#### [EXERCISE DESCRIPTION]
Wherever the word "LaTeX" appears in the entries, copy the whole line.

#### [PROVIDED RECORDS]
====

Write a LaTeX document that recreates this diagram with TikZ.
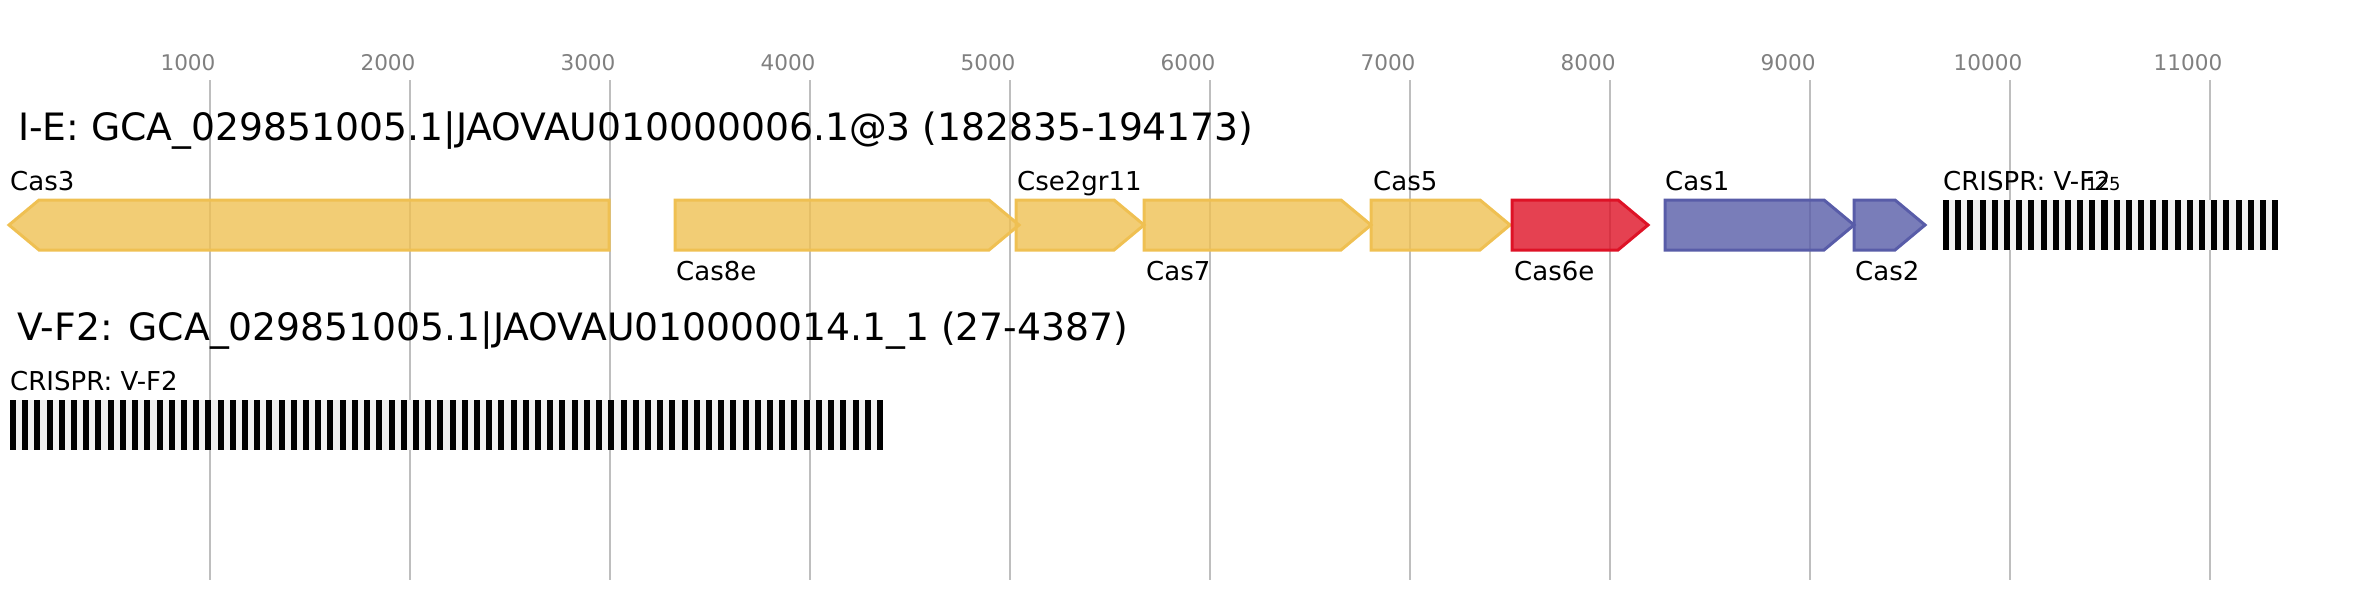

====

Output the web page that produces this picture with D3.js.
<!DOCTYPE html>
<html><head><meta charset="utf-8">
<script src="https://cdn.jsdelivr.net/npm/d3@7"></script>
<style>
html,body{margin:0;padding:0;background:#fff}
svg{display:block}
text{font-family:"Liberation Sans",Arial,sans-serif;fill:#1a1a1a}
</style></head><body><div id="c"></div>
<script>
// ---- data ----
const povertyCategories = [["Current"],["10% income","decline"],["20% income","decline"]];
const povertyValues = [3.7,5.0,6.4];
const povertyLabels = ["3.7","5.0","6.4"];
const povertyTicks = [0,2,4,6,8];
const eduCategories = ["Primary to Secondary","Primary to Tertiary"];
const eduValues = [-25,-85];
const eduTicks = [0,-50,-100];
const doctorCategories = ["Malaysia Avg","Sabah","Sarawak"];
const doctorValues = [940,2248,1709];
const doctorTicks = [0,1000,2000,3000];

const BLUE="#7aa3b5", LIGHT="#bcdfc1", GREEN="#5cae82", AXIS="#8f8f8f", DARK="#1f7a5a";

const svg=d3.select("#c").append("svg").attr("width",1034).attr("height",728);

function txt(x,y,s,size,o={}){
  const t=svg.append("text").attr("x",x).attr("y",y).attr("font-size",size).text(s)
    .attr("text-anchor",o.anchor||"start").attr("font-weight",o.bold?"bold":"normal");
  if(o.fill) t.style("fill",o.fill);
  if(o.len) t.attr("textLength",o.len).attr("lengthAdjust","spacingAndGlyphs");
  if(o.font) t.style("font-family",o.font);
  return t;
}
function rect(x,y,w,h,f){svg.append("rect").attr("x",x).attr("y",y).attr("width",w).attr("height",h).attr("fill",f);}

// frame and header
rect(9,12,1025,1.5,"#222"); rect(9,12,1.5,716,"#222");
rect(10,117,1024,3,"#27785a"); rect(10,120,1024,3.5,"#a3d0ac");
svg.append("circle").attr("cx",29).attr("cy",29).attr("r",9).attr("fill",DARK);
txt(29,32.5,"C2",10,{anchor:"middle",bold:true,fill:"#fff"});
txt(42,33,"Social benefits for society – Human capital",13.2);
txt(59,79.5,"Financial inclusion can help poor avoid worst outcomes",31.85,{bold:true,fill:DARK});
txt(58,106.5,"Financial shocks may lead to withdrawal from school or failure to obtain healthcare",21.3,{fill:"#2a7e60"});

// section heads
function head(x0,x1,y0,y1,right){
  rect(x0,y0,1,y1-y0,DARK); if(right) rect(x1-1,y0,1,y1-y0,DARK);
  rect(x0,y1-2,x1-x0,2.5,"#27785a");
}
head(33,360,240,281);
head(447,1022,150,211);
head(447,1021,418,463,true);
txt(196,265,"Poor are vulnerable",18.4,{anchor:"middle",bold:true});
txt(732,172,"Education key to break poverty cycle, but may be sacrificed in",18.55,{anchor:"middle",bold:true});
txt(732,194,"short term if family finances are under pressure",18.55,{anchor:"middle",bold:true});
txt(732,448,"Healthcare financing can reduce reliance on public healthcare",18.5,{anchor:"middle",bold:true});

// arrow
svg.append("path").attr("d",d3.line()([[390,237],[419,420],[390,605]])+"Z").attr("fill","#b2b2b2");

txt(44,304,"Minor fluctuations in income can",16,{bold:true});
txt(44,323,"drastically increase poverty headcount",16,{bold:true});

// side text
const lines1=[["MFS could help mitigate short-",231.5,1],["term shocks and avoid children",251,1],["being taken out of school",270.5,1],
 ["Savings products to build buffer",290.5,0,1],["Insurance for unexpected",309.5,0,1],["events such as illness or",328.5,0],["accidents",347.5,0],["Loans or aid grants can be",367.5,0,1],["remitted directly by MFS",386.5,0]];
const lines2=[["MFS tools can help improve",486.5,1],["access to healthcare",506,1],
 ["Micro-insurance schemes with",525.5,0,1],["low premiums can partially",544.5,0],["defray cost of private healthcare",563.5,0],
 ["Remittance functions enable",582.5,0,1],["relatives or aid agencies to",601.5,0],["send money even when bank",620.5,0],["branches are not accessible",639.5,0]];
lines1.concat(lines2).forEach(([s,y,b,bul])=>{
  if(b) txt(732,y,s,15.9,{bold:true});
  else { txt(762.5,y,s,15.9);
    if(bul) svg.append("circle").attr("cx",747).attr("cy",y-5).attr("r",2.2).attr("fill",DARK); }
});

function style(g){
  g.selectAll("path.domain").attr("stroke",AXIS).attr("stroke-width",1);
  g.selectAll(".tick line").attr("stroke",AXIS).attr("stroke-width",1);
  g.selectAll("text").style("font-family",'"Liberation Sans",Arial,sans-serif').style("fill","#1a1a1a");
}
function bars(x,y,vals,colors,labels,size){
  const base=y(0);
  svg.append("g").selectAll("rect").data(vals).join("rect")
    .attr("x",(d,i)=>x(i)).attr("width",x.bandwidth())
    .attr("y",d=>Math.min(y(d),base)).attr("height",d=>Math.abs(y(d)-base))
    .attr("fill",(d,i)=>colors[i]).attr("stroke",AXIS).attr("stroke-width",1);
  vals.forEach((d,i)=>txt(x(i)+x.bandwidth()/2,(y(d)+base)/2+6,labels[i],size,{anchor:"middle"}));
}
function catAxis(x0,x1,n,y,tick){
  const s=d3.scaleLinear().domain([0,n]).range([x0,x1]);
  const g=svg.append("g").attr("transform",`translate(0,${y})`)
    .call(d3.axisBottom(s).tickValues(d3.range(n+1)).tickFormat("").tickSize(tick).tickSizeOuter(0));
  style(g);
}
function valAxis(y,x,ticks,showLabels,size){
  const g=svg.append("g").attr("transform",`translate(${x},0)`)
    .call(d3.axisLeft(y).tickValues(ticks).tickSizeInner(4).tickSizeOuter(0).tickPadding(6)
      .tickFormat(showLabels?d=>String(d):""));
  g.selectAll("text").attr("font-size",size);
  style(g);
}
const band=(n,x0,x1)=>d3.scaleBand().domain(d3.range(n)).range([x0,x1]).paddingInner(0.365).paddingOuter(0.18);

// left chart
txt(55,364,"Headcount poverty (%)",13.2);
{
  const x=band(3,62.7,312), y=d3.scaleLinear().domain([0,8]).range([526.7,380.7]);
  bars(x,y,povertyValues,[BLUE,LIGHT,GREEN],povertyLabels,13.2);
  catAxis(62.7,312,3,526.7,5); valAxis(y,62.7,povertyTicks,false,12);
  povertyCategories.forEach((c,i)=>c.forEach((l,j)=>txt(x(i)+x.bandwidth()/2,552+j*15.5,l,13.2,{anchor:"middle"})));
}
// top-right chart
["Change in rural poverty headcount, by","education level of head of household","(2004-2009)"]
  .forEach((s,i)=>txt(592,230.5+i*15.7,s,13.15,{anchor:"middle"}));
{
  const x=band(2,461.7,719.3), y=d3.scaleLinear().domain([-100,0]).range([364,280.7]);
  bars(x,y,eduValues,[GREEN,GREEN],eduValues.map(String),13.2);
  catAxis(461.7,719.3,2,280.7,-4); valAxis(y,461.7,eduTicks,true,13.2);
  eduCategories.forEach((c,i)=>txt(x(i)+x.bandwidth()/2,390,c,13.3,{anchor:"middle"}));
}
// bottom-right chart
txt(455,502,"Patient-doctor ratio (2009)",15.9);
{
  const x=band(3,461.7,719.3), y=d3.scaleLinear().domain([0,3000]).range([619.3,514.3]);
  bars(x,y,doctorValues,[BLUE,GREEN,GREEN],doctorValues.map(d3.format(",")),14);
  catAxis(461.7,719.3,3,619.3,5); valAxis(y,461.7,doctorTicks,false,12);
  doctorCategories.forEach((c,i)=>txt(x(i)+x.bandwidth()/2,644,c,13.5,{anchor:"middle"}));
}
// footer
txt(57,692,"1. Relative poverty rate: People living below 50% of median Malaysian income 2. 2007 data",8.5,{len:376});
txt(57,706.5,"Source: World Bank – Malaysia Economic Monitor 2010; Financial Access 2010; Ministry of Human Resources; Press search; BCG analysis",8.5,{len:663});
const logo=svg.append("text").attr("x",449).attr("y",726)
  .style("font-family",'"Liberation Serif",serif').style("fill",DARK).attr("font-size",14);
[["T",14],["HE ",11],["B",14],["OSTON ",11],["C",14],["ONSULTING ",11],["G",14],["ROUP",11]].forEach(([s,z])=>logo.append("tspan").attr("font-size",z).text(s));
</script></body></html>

====

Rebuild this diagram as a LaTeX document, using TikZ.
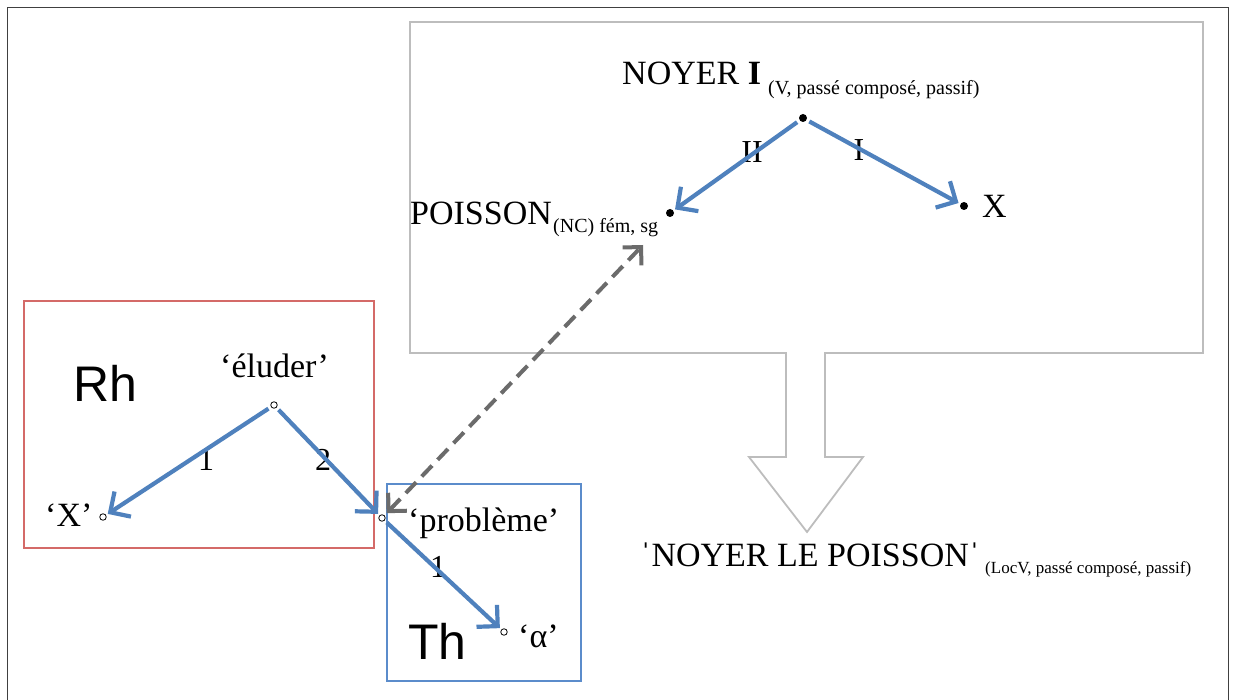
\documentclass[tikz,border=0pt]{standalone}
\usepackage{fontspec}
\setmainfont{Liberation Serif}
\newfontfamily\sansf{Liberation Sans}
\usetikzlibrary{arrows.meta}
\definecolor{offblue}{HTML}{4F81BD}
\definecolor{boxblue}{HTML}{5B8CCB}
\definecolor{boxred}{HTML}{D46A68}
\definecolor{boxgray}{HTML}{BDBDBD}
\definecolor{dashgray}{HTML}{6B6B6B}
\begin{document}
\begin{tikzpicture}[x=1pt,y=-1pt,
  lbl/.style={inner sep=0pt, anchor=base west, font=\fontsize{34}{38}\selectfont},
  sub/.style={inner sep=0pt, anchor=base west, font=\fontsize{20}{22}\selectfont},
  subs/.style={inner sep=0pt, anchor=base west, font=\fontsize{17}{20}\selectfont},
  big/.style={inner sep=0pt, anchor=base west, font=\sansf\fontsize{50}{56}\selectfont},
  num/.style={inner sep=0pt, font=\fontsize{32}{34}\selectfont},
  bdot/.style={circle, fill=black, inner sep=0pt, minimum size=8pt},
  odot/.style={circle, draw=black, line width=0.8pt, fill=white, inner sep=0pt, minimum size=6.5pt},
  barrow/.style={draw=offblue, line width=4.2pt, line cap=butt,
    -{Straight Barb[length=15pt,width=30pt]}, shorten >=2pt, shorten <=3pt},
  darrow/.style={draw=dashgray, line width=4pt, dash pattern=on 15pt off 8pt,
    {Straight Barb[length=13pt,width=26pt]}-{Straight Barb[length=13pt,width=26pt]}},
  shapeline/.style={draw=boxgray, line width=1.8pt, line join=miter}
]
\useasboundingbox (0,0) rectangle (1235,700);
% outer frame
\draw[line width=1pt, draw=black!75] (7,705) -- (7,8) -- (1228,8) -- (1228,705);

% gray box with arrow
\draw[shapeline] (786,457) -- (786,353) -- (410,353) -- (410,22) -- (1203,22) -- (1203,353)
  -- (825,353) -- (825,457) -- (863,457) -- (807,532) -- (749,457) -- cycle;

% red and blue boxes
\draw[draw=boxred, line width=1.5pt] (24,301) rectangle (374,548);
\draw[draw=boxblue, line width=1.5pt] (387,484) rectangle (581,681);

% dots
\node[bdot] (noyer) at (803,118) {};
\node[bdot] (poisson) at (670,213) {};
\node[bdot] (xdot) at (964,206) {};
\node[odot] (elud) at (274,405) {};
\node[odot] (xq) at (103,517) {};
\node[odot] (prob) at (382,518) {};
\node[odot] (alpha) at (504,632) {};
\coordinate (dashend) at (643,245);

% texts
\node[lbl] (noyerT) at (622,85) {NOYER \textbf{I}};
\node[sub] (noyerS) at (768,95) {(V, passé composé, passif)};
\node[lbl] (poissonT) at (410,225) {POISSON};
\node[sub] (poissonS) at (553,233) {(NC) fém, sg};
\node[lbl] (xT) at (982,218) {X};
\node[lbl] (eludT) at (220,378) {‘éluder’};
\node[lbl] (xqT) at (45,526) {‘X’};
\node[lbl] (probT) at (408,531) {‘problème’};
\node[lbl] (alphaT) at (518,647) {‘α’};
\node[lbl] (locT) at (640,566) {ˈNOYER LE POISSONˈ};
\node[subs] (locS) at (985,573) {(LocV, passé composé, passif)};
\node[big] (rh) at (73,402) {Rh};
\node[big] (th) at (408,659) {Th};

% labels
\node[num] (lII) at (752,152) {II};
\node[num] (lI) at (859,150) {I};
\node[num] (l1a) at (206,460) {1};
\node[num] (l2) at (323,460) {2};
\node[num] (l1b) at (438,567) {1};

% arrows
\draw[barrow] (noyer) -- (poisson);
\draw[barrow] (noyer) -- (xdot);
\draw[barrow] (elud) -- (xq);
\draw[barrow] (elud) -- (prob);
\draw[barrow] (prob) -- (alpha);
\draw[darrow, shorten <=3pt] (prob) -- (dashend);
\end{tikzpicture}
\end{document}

====

#### [THE RESPONSE]
Write a LaTeX document that recreates this diagram with TikZ.
Rebuild this diagram as a LaTeX document, using TikZ.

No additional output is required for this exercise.